### TASK BRIEF
Reproduce the material word for word; the images stay out.

•••••

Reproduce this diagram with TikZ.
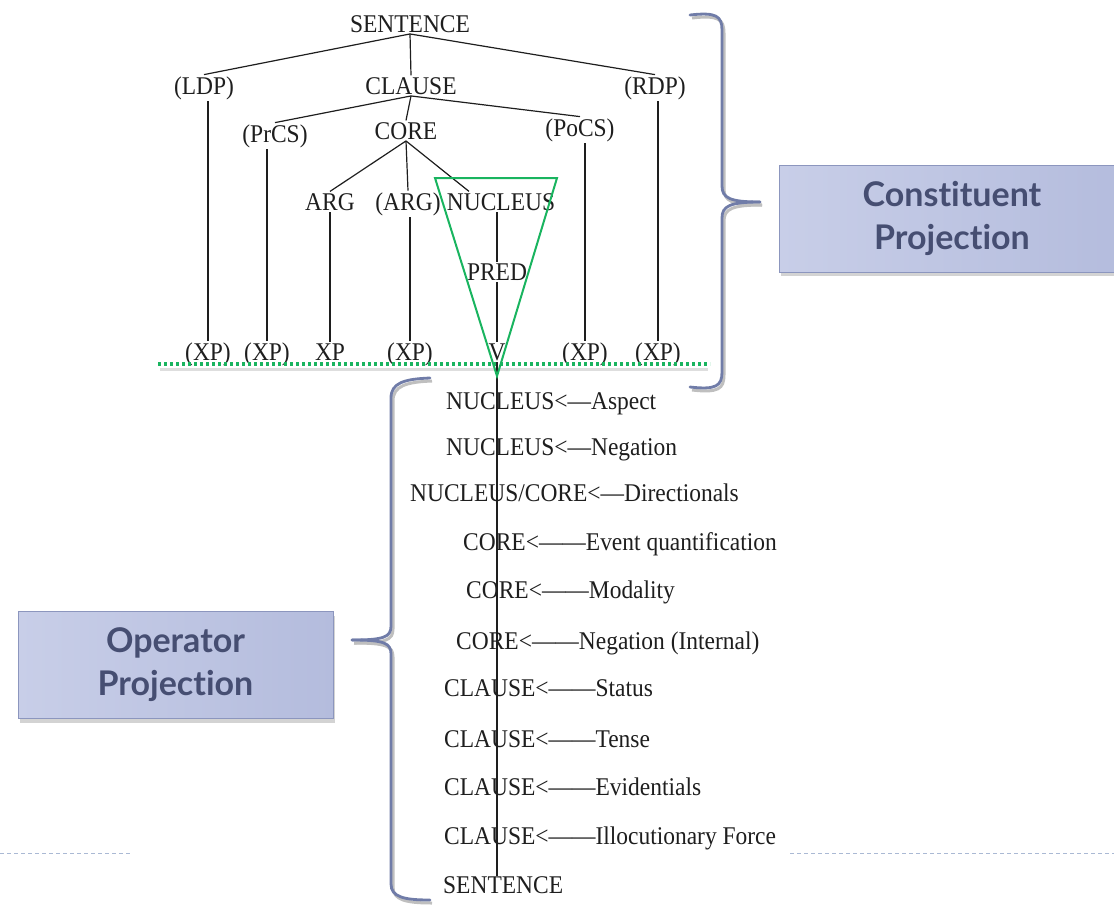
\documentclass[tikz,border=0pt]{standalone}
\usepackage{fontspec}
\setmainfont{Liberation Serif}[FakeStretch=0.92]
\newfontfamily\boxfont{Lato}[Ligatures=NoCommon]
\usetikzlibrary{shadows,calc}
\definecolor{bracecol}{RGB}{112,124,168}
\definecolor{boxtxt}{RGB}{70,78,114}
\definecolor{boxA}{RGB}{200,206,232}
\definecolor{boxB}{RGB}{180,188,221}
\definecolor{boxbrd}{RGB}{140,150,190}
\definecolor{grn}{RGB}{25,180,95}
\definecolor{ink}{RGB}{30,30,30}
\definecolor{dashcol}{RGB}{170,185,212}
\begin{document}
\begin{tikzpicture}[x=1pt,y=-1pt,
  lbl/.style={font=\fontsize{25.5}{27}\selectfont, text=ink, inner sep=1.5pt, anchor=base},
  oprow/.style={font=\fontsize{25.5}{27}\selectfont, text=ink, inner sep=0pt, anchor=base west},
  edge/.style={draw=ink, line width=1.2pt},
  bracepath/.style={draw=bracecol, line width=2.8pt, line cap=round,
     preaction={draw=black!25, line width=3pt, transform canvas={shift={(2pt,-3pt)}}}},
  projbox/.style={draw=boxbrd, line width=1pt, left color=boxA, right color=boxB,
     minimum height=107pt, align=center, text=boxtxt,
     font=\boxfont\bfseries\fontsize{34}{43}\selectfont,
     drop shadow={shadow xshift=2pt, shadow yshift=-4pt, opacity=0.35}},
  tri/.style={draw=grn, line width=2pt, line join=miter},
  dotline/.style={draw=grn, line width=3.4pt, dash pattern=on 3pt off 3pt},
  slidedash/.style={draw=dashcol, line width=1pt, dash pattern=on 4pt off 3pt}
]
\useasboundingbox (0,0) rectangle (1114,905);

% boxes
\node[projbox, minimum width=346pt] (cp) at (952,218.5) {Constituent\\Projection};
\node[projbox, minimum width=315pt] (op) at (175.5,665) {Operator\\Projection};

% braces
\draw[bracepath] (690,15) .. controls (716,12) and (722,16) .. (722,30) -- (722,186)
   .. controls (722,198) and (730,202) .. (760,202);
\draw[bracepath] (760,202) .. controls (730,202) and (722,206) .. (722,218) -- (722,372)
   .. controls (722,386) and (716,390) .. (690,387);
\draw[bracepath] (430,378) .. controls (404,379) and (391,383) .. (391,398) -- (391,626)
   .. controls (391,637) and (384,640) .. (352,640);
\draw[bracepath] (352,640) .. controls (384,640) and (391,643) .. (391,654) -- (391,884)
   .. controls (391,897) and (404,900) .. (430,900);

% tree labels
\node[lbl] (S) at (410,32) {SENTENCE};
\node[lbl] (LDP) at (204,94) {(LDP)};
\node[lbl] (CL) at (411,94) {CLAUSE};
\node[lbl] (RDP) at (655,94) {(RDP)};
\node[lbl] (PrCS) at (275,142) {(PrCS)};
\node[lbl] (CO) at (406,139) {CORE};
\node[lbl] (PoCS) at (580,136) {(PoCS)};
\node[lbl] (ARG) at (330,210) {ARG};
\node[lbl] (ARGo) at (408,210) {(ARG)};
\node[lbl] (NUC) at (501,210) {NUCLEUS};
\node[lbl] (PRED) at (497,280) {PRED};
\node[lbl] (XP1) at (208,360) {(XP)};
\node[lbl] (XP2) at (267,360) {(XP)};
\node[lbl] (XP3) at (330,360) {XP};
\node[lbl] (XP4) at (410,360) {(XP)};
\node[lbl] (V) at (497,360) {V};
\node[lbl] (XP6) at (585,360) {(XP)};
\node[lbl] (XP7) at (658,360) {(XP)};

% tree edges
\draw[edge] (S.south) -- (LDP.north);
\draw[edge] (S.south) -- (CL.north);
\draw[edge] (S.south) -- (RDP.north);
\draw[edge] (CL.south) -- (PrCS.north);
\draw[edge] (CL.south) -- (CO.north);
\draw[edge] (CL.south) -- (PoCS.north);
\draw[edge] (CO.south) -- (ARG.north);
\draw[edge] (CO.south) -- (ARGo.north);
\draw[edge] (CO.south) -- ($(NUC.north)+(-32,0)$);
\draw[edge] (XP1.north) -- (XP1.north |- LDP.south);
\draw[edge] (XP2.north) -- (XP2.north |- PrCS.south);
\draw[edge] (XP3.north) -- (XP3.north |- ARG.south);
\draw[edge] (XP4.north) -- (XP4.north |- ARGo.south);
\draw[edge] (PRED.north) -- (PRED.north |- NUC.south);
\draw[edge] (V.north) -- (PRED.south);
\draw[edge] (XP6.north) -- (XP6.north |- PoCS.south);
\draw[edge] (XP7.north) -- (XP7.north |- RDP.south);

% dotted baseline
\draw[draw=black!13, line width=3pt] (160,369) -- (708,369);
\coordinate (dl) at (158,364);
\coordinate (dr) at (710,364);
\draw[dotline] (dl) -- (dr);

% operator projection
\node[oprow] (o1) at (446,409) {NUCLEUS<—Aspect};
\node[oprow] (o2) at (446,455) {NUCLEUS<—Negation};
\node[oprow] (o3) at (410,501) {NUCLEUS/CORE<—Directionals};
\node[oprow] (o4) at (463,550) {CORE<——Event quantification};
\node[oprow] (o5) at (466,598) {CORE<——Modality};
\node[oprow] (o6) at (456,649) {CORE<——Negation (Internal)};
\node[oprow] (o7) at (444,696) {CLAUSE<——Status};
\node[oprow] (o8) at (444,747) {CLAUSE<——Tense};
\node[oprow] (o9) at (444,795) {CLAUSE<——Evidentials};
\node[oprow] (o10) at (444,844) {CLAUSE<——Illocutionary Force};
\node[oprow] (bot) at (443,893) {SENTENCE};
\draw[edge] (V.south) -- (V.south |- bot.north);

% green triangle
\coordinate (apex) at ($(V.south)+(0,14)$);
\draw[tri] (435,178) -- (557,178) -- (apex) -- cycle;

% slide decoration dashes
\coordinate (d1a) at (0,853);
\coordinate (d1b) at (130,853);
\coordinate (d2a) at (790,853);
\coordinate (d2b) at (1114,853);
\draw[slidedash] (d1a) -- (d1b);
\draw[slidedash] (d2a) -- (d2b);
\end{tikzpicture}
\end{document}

•••••

### THE REPLY
Reproduce this diagram with TikZ.
\documentclass[tikz,border=0pt]{standalone}
\usepackage{fontspec}
\setmainfont{Liberation Serif}[FakeStretch=0.92]
\newfontfamily\boxfont{Lato}[Ligatures=NoCommon]
\usetikzlibrary{shadows,calc}
\definecolor{bracecol}{RGB}{112,124,168}
\definecolor{boxtxt}{RGB}{70,78,114}
\definecolor{boxA}{RGB}{200,206,232}
\definecolor{boxB}{RGB}{180,188,221}
\definecolor{boxbrd}{RGB}{140,150,190}
\definecolor{grn}{RGB}{25,180,95}
\definecolor{ink}{RGB}{30,30,30}
\definecolor{dashcol}{RGB}{170,185,212}
\begin{document}
\begin{tikzpicture}[x=1pt,y=-1pt,
  lbl/.style={font=\fontsize{25.5}{27}\selectfont, text=ink, inner sep=1.5pt, anchor=base},
  oprow/.style={font=\fontsize{25.5}{27}\selectfont, text=ink, inner sep=0pt, anchor=base west},
  edge/.style={draw=ink, line width=1.2pt},
  bracepath/.style={draw=bracecol, line width=2.8pt, line cap=round,
     preaction={draw=black!25, line width=3pt, transform canvas={shift={(2pt,-3pt)}}}},
  projbox/.style={draw=boxbrd, line width=1pt, left color=boxA, right color=boxB,
     minimum height=107pt, align=center, text=boxtxt,
     font=\boxfont\bfseries\fontsize{34}{43}\selectfont,
     drop shadow={shadow xshift=2pt, shadow yshift=-4pt, opacity=0.35}},
  tri/.style={draw=grn, line width=2pt, line join=miter},
  dotline/.style={draw=grn, line width=3.4pt, dash pattern=on 3pt off 3pt},
  slidedash/.style={draw=dashcol, line width=1pt, dash pattern=on 4pt off 3pt}
]
\useasboundingbox (0,0) rectangle (1114,905);

% boxes
\node[projbox, minimum width=346pt] (cp) at (952,218.5) {Constituent\\Projection};
\node[projbox, minimum width=315pt] (op) at (175.5,665) {Operator\\Projection};

% braces
\draw[bracepath] (690,15) .. controls (716,12) and (722,16) .. (722,30) -- (722,186)
   .. controls (722,198) and (730,202) .. (760,202);
\draw[bracepath] (760,202) .. controls (730,202) and (722,206) .. (722,218) -- (722,372)
   .. controls (722,386) and (716,390) .. (690,387);
\draw[bracepath] (430,378) .. controls (404,379) and (391,383) .. (391,398) -- (391,626)
   .. controls (391,637) and (384,640) .. (352,640);
\draw[bracepath] (352,640) .. controls (384,640) and (391,643) .. (391,654) -- (391,884)
   .. controls (391,897) and (404,900) .. (430,900);

% tree labels
\node[lbl] (S) at (410,32) {SENTENCE};
\node[lbl] (LDP) at (204,94) {(LDP)};
\node[lbl] (CL) at (411,94) {CLAUSE};
\node[lbl] (RDP) at (655,94) {(RDP)};
\node[lbl] (PrCS) at (275,142) {(PrCS)};
\node[lbl] (CO) at (406,139) {CORE};
\node[lbl] (PoCS) at (580,136) {(PoCS)};
\node[lbl] (ARG) at (330,210) {ARG};
\node[lbl] (ARGo) at (408,210) {(ARG)};
\node[lbl] (NUC) at (501,210) {NUCLEUS};
\node[lbl] (PRED) at (497,280) {PRED};
\node[lbl] (XP1) at (208,360) {(XP)};
\node[lbl] (XP2) at (267,360) {(XP)};
\node[lbl] (XP3) at (330,360) {XP};
\node[lbl] (XP4) at (410,360) {(XP)};
\node[lbl] (V) at (497,360) {V};
\node[lbl] (XP6) at (585,360) {(XP)};
\node[lbl] (XP7) at (658,360) {(XP)};

% tree edges
\draw[edge] (S.south) -- (LDP.north);
\draw[edge] (S.south) -- (CL.north);
\draw[edge] (S.south) -- (RDP.north);
\draw[edge] (CL.south) -- (PrCS.north);
\draw[edge] (CL.south) -- (CO.north);
\draw[edge] (CL.south) -- (PoCS.north);
\draw[edge] (CO.south) -- (ARG.north);
\draw[edge] (CO.south) -- (ARGo.north);
\draw[edge] (CO.south) -- ($(NUC.north)+(-32,0)$);
\draw[edge] (XP1.north) -- (XP1.north |- LDP.south);
\draw[edge] (XP2.north) -- (XP2.north |- PrCS.south);
\draw[edge] (XP3.north) -- (XP3.north |- ARG.south);
\draw[edge] (XP4.north) -- (XP4.north |- ARGo.south);
\draw[edge] (PRED.north) -- (PRED.north |- NUC.south);
\draw[edge] (V.north) -- (PRED.south);
\draw[edge] (XP6.north) -- (XP6.north |- PoCS.south);
\draw[edge] (XP7.north) -- (XP7.north |- RDP.south);

% dotted baseline
\draw[draw=black!13, line width=3pt] (160,369) -- (708,369);
\coordinate (dl) at (158,364);
\coordinate (dr) at (710,364);
\draw[dotline] (dl) -- (dr);

% operator projection
\node[oprow] (o1) at (446,409) {NUCLEUS<—Aspect};
\node[oprow] (o2) at (446,455) {NUCLEUS<—Negation};
\node[oprow] (o3) at (410,501) {NUCLEUS/CORE<—Directionals};
\node[oprow] (o4) at (463,550) {CORE<——Event quantification};
\node[oprow] (o5) at (466,598) {CORE<——Modality};
\node[oprow] (o6) at (456,649) {CORE<——Negation (Internal)};
\node[oprow] (o7) at (444,696) {CLAUSE<——Status};
\node[oprow] (o8) at (444,747) {CLAUSE<——Tense};
\node[oprow] (o9) at (444,795) {CLAUSE<——Evidentials};
\node[oprow] (o10) at (444,844) {CLAUSE<——Illocutionary Force};
\node[oprow] (bot) at (443,893) {SENTENCE};
\draw[edge] (V.south) -- (V.south |- bot.north);

% green triangle
\coordinate (apex) at ($(V.south)+(0,14)$);
\draw[tri] (435,178) -- (557,178) -- (apex) -- cycle;

% slide decoration dashes
\coordinate (d1a) at (0,853);
\coordinate (d1b) at (130,853);
\coordinate (d2a) at (790,853);
\coordinate (d2b) at (1114,853);
\draw[slidedash] (d1a) -- (d1b);
\draw[slidedash] (d2a) -- (d2b);
\end{tikzpicture}
\end{document}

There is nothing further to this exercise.